I think Fair Isle has accounted for nearly 30 additions to the British List, or something like that. How many is it? Please tell me. Or don't. I think I read it somewhere once. Or maybe I didn't.
So how many has Spurn accounted for? I don't know......
Erm......Stilt Sandpiper. About 1954? I could just look it up on the net, but I'm going to try off the top of my head, so this lot could be miles off!
Now then, Greater Sand Plover? No, I seem to think that wasn't actually the first.
Penduline Tit? Is that one?
I'm not even going to mention Demoiselle Crane (wankers), Mottled Swift (twats) and Oriental Cuckoo (not bothered didn't see it).

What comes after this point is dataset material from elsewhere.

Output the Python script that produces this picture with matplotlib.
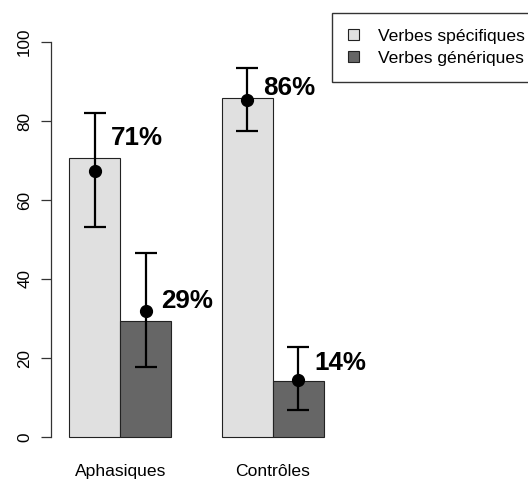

Marmora's Warbler? No, I think that singing one in South Yorkshire was before that. This bird, if I remember rightly, was found by the old dear that used to bird Spurn many years ago. I tell you what, she was keen. She was always in the field, bless 'er. She always had a head scarf on, anyone remember her? Anyway, I think it was her that found the Marmora's and asked for help to confirm the ID.
Spotted Towhee? It was accepted as a western race and therefore an unlikely vagrant, so rejected on possibility of being an escapee.
Black Lark. Black Lark I hear you say? Oh yes mamma!
1985? May, no April is in my head.
I came across the excerpt in Central Library concerning the finding of Britain's first Black Lark:
"Twas the early morn. A soft mist had drifted melancholy south and out of danger. I wandered along the peninsula, seven whores in tow, I was but a minute away from the mythical moment. I strolled, then stopped. I lifted field glasses to beneath my brow and took aim at the wondrous creature that behold me. It was black. With strange magical white fringes to the feathers about it's person. The bill was almost creamy, reminiscent of the chicken soup we'd had the whores serve up during last eve's banquet in Dunbirdin. The bird stooped neath the weather most horrid and revealed a penis so bulbous and foul that we were in no doubt that we were, indeed, watching a male Lark" taken from The Memoirs of Barry Spence, 1975.
Seriously, I think Nick would be pleased to know it's now been accepted. Rest in Peace.